Ball lightning and other plasma phenomena show complex behavior including movement against wind, penetration of solid objects, and duration far longer than physics models predict. Some researchers propose these are not random electrical discharges but organized plasma life forms.


The stratosphere contains persistent plasma structures in the ionosphere layer above it, and these structures show patterns of behavior that suggest response to external stimuli rather than pure physics. If plasma can self-organize into stable structures at these altitudes, it represents a form of life that does not require matter in any conventional sense.


If stratospheric entities exist, their position suggests function. The stratosphere provides an ideal observation platform with global coverage, protection from ground-based interference, and access to electromagnetic signals from both surface and space. Ancient texts describing them as watchers, observers, and listeners aligns with this positioning.


What they observe remains unclear, though the consistent association with human activity in indigenous accounts suggests monitoring of surface events. The descent during times of “weakened fields” mentioned in multiple traditions could refer to periods of reduced electromagnetic activity or collective consciousness shifts that change the barrier between atmospheric layers.


Standard atmospheric monitoring equipment is designed to measure temperature, pressure, chemical composition, and wind patterns. These instruments would not detect plasma entities, silicon-based life forms, or photonic structures unless specifically configured to do so. The equipment exists to build such instruments, but the research programs to develop and deploy them do not exist in public science.


Military and classified programs likely have more sophisticated detection capabilities, which would explain why pilot reports from military sources contain more detail than civilian reports. The information remains classified, which prevents public understanding of what exists in the upper atmosphere.


If the stratosphere is occupied by conscious entities that monitor surface activity, human civilization has developed under observation. This changes the context of human history from isolated planetary development to observed development within a larger system. The concealment of this information through both particle fog and electromagnetic interference suggests entities with surface presence do not want the general population aware of the observation layer.
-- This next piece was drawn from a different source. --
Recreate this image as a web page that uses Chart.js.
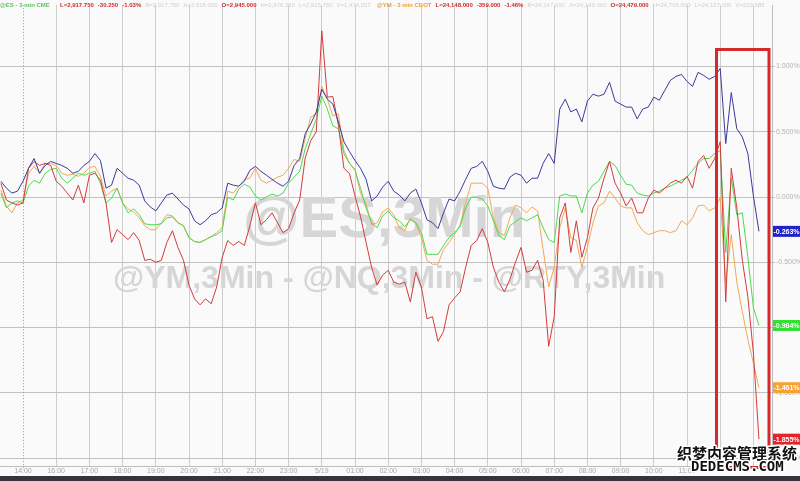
<!DOCTYPE html>
<html>
<head>
<meta charset="utf-8">
<script src="https://cdn.jsdelivr.net/npm/chart.js@4.4.1/dist/chart.umd.min.js"></script>
<style>
  html, body { margin: 0; padding: 0; background: #fafafa; }
  #wrap { width: 800px; height: 481px; }
</style>
</head>
<body>
<div id="wrap"><canvas id="chart" width="800" height="481"></canvas></div>
<script>
// 10-minute samples, % change vs. prior close
// x is trading hours after 14:00 (the 15:00-16:00 break is skipped)
const startHour = -4 / 6
const stepHour = 1 / 6

const tickLabels = ['14:00', '16:00', '17:00', '18:00', '19:00', '20:00', '21:00', '22:00', '23:00', '5/19',
  '01:00', '02:00', '03:00', '04:00', '05:00', '06:00', '07:00', '08:00', '09:00', '10:00', '11:00']
const hourCount = 23
const yTicks = [1.0, 0.5, 0.0, -0.5, -1.0, -1.5, -2.0]

const esValues = [
  0.121, 0.068, 0.030, 0.045, 0.121, 0.220, 0.295, 0.182, 0.242, 0.273,
  0.258, 0.242, 0.220, 0.182, 0.197, 0.242, 0.273, 0.333, 0.280, 0.068,
  0.091, 0.220, 0.182, 0.144, 0.129, 0.091, -0.030, -0.076, -0.106, -0.045,
  0.015, 0.030, -0.015, -0.061, -0.091, -0.182, -0.212, -0.182, -0.136, -0.121,
  -0.083, 0.106, 0.091, 0.083, 0.121, 0.205, 0.235, 0.197, 0.167, 0.136,
  0.106, 0.083, 0.121, 0.242, 0.295, 0.485, 0.561, 0.652, 0.826, 0.750,
  0.712, 0.576, 0.424, 0.348, 0.280, 0.220, 0.136, -0.030, 0.008, 0.076,
  0.121, 0.045, 0.015, -0.030, 0.030, 0.061, -0.045, -0.174, -0.197, -0.242,
  -0.121, -0.015, -0.030, 0.045, 0.136, 0.220, 0.235, 0.273, 0.197, 0.083,
  0.068, 0.061, 0.152, 0.182, 0.167, 0.106, 0.144, 0.144, 0.258, 0.333,
  0.258, 0.674, 0.750, 0.652, 0.674, 0.576, 0.735, 0.788, 0.773, 0.788,
  0.879, 0.735, 0.712, 0.689, 0.689, 0.598, 0.674, 0.689, 0.765, 0.742,
  0.818, 0.894, 0.924, 0.939, 0.886, 0.848, 0.955, 0.932, 0.902, 0.924,
  0.985, 0.410, 0.800, 0.523, 0.460, 0.333, 0.008, -0.263
]

const rtyValues = [
  0.106, -0.023, -0.045, -0.061, -0.045, 0.220, 0.273, 0.242, 0.258, 0.242,
  0.121, 0.083, 0.030, -0.023, 0.091, -0.045, 0.167, 0.182, 0.129, -0.045,
  -0.348, -0.250, -0.288, -0.326, -0.273, -0.333, -0.485, -0.477, -0.500, -0.485,
  -0.348, -0.258, -0.386, -0.485, -0.674, -0.780, -0.826, -0.780, -0.818, -0.689,
  -0.462, -0.333, -0.371, -0.341, -0.371, -0.220, -0.045, -0.212, -0.174, -0.121,
  -0.197, -0.273, -0.242, -0.121, -0.023, 0.300, 0.432, 0.500, 1.273, 0.765,
  0.770, 0.550, 0.220, 0.180, 0.008, -0.150, -0.348, -0.538, -0.674, -0.598,
  -0.561, -0.652, -0.667, -0.652, -0.803, -0.576, -0.689, -0.932, -0.917, -1.106,
  -1.030, -0.826, -0.773, -0.727, -0.538, -0.371, -0.333, -0.242, -0.348, -0.538,
  -0.652, -0.727, -0.629, -0.500, -0.386, -0.576, -0.561, -0.485, -0.636, -1.144,
  -0.917, -0.159, -0.045, -0.424, -0.182, -0.462, -0.311, -0.083, -0.008, 0.144,
  0.273, 0.106, 0.030, -0.068, -0.008, -0.121, -0.121, -0.008, 0.053, 0.030,
  0.068, 0.106, 0.129, 0.106, 0.159, 0.068, 0.273, 0.318, 0.220, 0.295,
  0.424, -0.803, 0.220, -0.083, -0.485, -0.765, -1.197, -1.855
]

const nqValues = [
  0.030, -0.083, -0.045, -0.030, -0.045, 0.083, 0.129, 0.106, 0.182, 0.212,
  0.220, 0.144, 0.106, 0.144, 0.182, 0.167, 0.182, 0.197, 0.106, -0.045,
  -0.008, 0.068, -0.045, -0.121, -0.091, -0.136, -0.205, -0.212, -0.212, -0.205,
  -0.159, -0.152, -0.197, -0.220, -0.311, -0.341, -0.348, -0.326, -0.303, -0.288,
  -0.258, 0.000, -0.023, 0.061, 0.098, 0.076, 0.008, -0.023, 0.000, 0.023,
  0.008, 0.030, 0.106, 0.152, 0.197, 0.371, 0.485, 0.598, 0.773, 0.674,
  0.545, 0.523, 0.333, 0.258, 0.205, 0.068, -0.083, -0.197, -0.235, -0.144,
  -0.106, -0.159, -0.182, -0.227, -0.174, -0.197, -0.273, -0.439, -0.439, -0.439,
  -0.371, -0.311, -0.273, -0.227, -0.083, 0.000, 0.000, -0.015, -0.068, -0.182,
  -0.295, -0.326, -0.220, -0.189, -0.159, -0.182, -0.159, -0.136, -0.235, -0.326,
  -0.348, 0.008, 0.023, 0.008, 0.008, -0.121, 0.030, 0.091, 0.121, 0.197,
  0.273, 0.242, 0.167, 0.098, 0.091, 0.030, 0.015, 0.008, 0.030, 0.045,
  0.068, 0.083, 0.106, 0.129, 0.152, 0.205, 0.258, 0.295, 0.295, 0.333,
  0.356, -0.424, 0.144, -0.136, -0.121, -0.462, -0.848, -0.984
]

const ymValues = [
  0.053, -0.068, -0.121, -0.045, -0.023, 0.182, 0.235, 0.182, 0.258, 0.258,
  0.242, 0.182, 0.167, 0.174, 0.159, 0.182, 0.227, 0.235, 0.159, 0.008,
  0.045, 0.068, -0.045, -0.091, -0.114, -0.159, -0.220, -0.250, -0.250, -0.197,
  -0.136, -0.144, -0.197, -0.220, -0.311, -0.341, -0.348, -0.326, -0.303, -0.273,
  -0.235, 0.045, 0.030, 0.083, 0.136, 0.144, 0.220, 0.129, 0.106, 0.129,
  0.152, 0.167, 0.220, 0.288, 0.273, 0.447, 0.614, 0.636, 0.848, 0.750,
  0.621, 0.636, 0.356, 0.258, 0.212, 0.030, -0.053, -0.212, -0.197, -0.114,
  -0.083, -0.136, -0.235, -0.258, -0.159, -0.205, -0.311, -0.485, -0.515, -0.515,
  -0.402, -0.348, -0.288, -0.212, -0.045, 0.106, 0.106, 0.106, 0.068, -0.159,
  -0.273, -0.295, -0.159, -0.061, -0.083, -0.121, -0.076, -0.106, -0.402, -0.689,
  -0.538, -0.235, -0.083, -0.311, -0.333, -0.538, -0.386, -0.197, -0.068, -0.045,
  0.045, -0.008, -0.068, -0.083, -0.083, -0.197, -0.258, -0.288, -0.273, -0.258,
  -0.258, -0.273, -0.258, -0.182, -0.212, -0.159, -0.068, -0.061, -0.106, -0.083,
  -0.008, -0.652, -0.288, -0.652, -0.879, -1.091, -1.273, -1.461
]

const seriesNames = ['@ES', '@RTY', '@NQ', '@YM']
const lineColors = ['#3a3a9c', '#d23c3c', '#4ed84e', '#f0a85a']
const tagColors = ['#2222cc', '#e0242a', '#33e033', '#f5a233']

// header strip, like the terminal's quote line: [text, colour, min x, bold]
const header = [
  ['@ES - 3 min CME', '#62c062', 0, true],
  ['L=2,917.750', '#cc2b2b', 60, true],
  ['-30.250', '#cc2b2b', 0, true],
  ['-1.03%', '#cc2b2b', 0, true],
  ['B=2,917.750', '#d0d0d0', 0, false],
  ['A=2,918.000', '#d0d0d0', 0, false],
  ['O=2,945.000', '#cc2b2b', 195, true],
  ['H=2,976.250', '#d0d0d0', 253, false],
  ['L=2,915.750', '#d0d0d0', 0, false],
  ['V=1,474,037', '#d0d0d0', 0, false],
  ['@YM - 3 min CBOT', '#eba03e', 377, true],
  ['L=24,148.000', '#cc2b2b', 433, true],
  ['-359.000', '#cc2b2b', 0, true],
  ['-1.46%', '#cc2b2b', 0, true],
  ['B=24,147.000', '#d0d0d0', 0, false],
  ['A=24,149.000', '#d0d0d0', 0, false],
  ['O=24,479.000', '#cc2b2b', 605, true],
  ['H=24,765.000', '#d0d0d0', 647, false],
  ['L=24,127.000', '#d0d0d0', 0, false],
  ['V=229,585', '#d0d0d0', 0, false]
]

function toPoints(vals) {
  return vals.map((v, i) => ({ x: startHour + i * stepHour, y: v }))
}

const FONT = '"Liberation Sans", Arial, sans-serif'

const overlay = {
  id: 'overlay',
  beforeDraw(chart) {
    const ctx = chart.ctx
    ctx.save()
    ctx.fillStyle = '#fafafa'
    ctx.fillRect(0, 0, chart.width, chart.height)
    ctx.restore()
  },
  beforeDatasetsDraw(chart) {
    const ctx = chart.ctx
    const area = chart.chartArea
    const x = chart.scales.x
    ctx.save()
    // session break marker at 14:00
    const bx = Math.round(x.getPixelForValue(0)) + 0.5
    ctx.strokeStyle = '#9a9a9a'
    ctx.lineWidth = 1
    ctx.setLineDash([1, 2])
    ctx.beginPath()
    ctx.moveTo(bx, area.top)
    ctx.lineTo(bx, area.bottom + 2)
    ctx.stroke()
    ctx.setLineDash([])
    // watermark
    ctx.fillStyle = '#d6d6d6'
    ctx.textBaseline = 'alphabetic'
    ctx.font = 'bold 58px ' + FONT
    ctx.fillText('@ES,3Min', 243, 237)
    ctx.font = 'bold 32px ' + FONT
    ctx.fillText('@YM,3Min - @NQ,3Min - @RTY,3Min', 113, 288)
    ctx.restore()
  },
  afterDraw(chart) {
    const ctx = chart.ctx
    const y = chart.scales.y
    ctx.save()

    // highlight box
    ctx.strokeStyle = '#d42a2a'
    ctx.lineWidth = 3
    ctx.strokeRect(716.5, 49.5, 52.5, 418)

    // last-value tags on the right axis
    ctx.font = 'bold 7px ' + FONT
    ctx.textAlign = 'center'
    ctx.textBaseline = 'middle'
    chart.data.datasets.forEach((ds, i) => {
      const last = ds.data[ds.data.length - 1].y
      const py = y.getPixelForValue(last)
      ctx.fillStyle = tagColors[i]
      ctx.fillRect(773, py - 5.5, 27, 11)
      ctx.fillStyle = '#ffffff'
      ctx.fillText(last.toFixed(3) + '%', 786.5, py + 0.5)
    })

    // quote header, laid out left to right without overlaps
    ctx.textAlign = 'left'
    ctx.textBaseline = 'middle'
    let cursor = 0
    header.forEach(([text, color, minX, bold]) => {
      ctx.font = (bold ? 'bold ' : '') + '6px ' + FONT
      const hx = Math.max(minX, cursor)
      ctx.fillStyle = color
      ctx.fillText(text, hx, 5)
      cursor = hx + ctx.measureText(text).width + 4
    })

    // site stamp in the corner
    ctx.lineJoin = 'round'
    ctx.lineWidth = 3
    ctx.strokeStyle = '#ffffff'
    ctx.fillStyle = '#111111'
    ctx.font = 'bold 15px "Noto Sans CJK SC"'
    ctx.textBaseline = 'middle'
    ctx.strokeText('织梦内容管理系统', 677, 453)
    ctx.fillText('织梦内容管理系统', 677, 453)
    ctx.font = 'bold 14px "DejaVu Sans Mono"'
    ctx.textBaseline = 'alphabetic'
    ctx.strokeText('DEDECMS.COM', 691, 471)
    ctx.fillText('DEDECMS.COM', 691, 471)

    // bottom status strip
    ctx.fillStyle = '#34343c'
    ctx.fillRect(0, 476, chart.width, 5)
    ctx.restore()
  }
}

const datasets = [esValues, rtyValues, nqValues, ymValues].map((vals, i) => ({
  label: seriesNames[i],
  data: toPoints(vals),
  borderColor: lineColors[i],
  borderWidth: 1,
  pointRadius: 0,
  tension: 0,
  fill: false
}))

const ySpanTop = 1.4697
const ySpanBottom = -2.0606

new Chart(document.getElementById('chart'), {
  type: 'line',
  data: { datasets },
  plugins: [overlay],
  options: {
    responsive: false,
    animation: false,
    devicePixelRatio: 1,
    layout: { padding: { top: 0, left: 0, right: 0, bottom: 5 } },
    scales: {
      x: {
        type: 'linear',
        min: -0.6928,
        max: 22.56,
        afterBuildTicks: (scale) => {
          scale.ticks = Array.from({ length: hourCount }, (_, k) => ({ value: k }))
        },
        afterFit: (scale) => { scale.height = 10 },
        ticks: {
          autoSkip: false,
          maxRotation: 0,
          padding: 1,
          color: '#a6a6a6',
          font: { size: 7, family: FONT },
          callback: (value, index) => tickLabels[index] || ''
        },
        grid: {
          color: (c) => (c.index === 0 ? 'rgba(0,0,0,0)' : '#cdcdcd'),
          lineWidth: 1,
          drawTicks: false
        },
        border: { color: '#bdbdbd' }
      },
      y: {
        position: 'right',
        min: ySpanBottom,
        max: ySpanTop,
        afterBuildTicks: (scale) => {
          scale.ticks = yTicks.map((v) => ({ value: v }))
        },
        afterFit: (scale) => { scale.width = 28 },
        ticks: {
          padding: 1,
          color: '#b2b2b2',
          font: { size: 7, family: FONT },
          callback: (value) => value.toFixed(3) + '%'
        },
        grid: { color: '#c2c2c2', lineWidth: 1, tickLength: 3 },
        border: { color: '#bdbdbd' }
      }
    },
    plugins: {
      legend: { display: false },
      tooltip: { enabled: false }
    }
  }
})
</script>
</body>
</html>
The question becomes whether stratospheric entities are independent observers, representatives of non-human intelligence, or remnants of previous Earth civilizations that moved to the upper atmosphere. The evidence does not yet distinguish between these possibilities.


You can attempt to observe stratospheric phenomena during specific conditions. High-altitude locations during geomagnetic storms increase visibility of upper atmospheric effects. UV-sensitive cameras pointed at the stratosphere during clear nights sometimes capture movement in bands invisible to human eyes. Electromagnetic detection equipment tuned to ionospheric frequencies occasionally picks up organized patterns that do not match natural electromagnetic phenomena.


These observations require patience and proper equipment, but they can confirm that the upper atmosphere contains activity beyond standard weather patterns.


The stratosphere is an observation layer containing multiple forms of life that mainstream science has not acknowledged publicly. The evidence spans ancient cultural records, classified research findings, pilot reports, and atmospheric chemistry that points to organisms adapted to conditions that should not support life. The systematic concealment through chemical spraying and electromagnetic modification indicates awareness at official levels combined with active suppression of public knowledge.


You are under observation from above, and the space between is occupied.